The following inclusion criteria were used to determine study eligibility for this review: (1) the study involved assessing an AI approach or model to advance prediction, diagnosis, management or disease understanding in the field of endometriosis; (2) the study reported a quantitative metric on the accuracy/performance of the AI method; (3) the study was conducted using humans; (4) the article was accessible in English; and (5) the study used a validation method to test its model. Studies were excluded if: (1) they were not conducted using humans; (2) did not assess or evaluate an AI approach or model; (3) did not pertain to the field of endometriosis; and (4) developed a logistic regression model without the use of a training and test/validation set. One reviewer (BS) conducted the literature search and two reviewers (BS and ME) screened the titles, abstracts and full-texts independently for potentially eligible studies. Reference lists of eligible studies were also hand-searched but no additional studies were included on this basis.

### Study selection and data extraction

One author (B.S.) conducted the literature search, and two authors (B.S. and M.E.) independently screened the titles and abstracts for potentially eligible studies. Each potential study for inclusion underwent full-text screening and was assessed to extract study-specific information and data; Table 1 presents a summary of the title, lead author, publication year, study design, AI intervention, purpose/aim, sample size, type of inputs used in the AI method, specific inputs in the final model, evaluation metrics used and AI accuracy. Two reviewers (B.S. and M.E.) independently conducted a full-text screening and extracted information from potentially eligible studies. They then cross-checked the identified studies to determine eligibility through discussion and used consensus to resolve discrepancies. The information collated in the initial evidence table was used to aggregate data and determine the main themes of use for AI in endometriosis in the currently published literature. Where studies explored more than one AI model, the model with the highest accuracy was assessed and included in the review.

### Pooled evaluation metric

Pooled sensitivities and specificities were calculated for studies within the same input category.

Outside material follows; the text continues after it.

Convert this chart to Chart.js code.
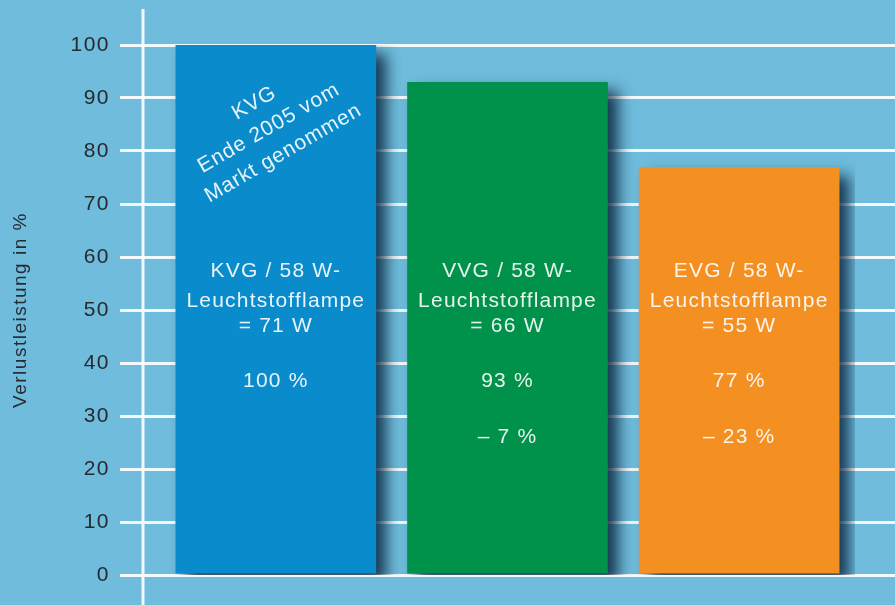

The following formula68 was used to combine means across different studies where SE or SP is the pooled mean for sensitivity or specificity, as follows:

$${{{\mathrm{SE}}}}\,{{{\mathrm{or}}}}\,{{{\mathrm{SP}}}} \,=\, \frac{{N_1X_1 \,+\, N_2X_2 \,+\, \cdots }}{{N_1 \,+\, N_2 \,+\, \cdots }}$$
(1)

where, for example, N1 is the number of participants in study 1 and X1 is the value of the reported sensitivity or specificity in study 1.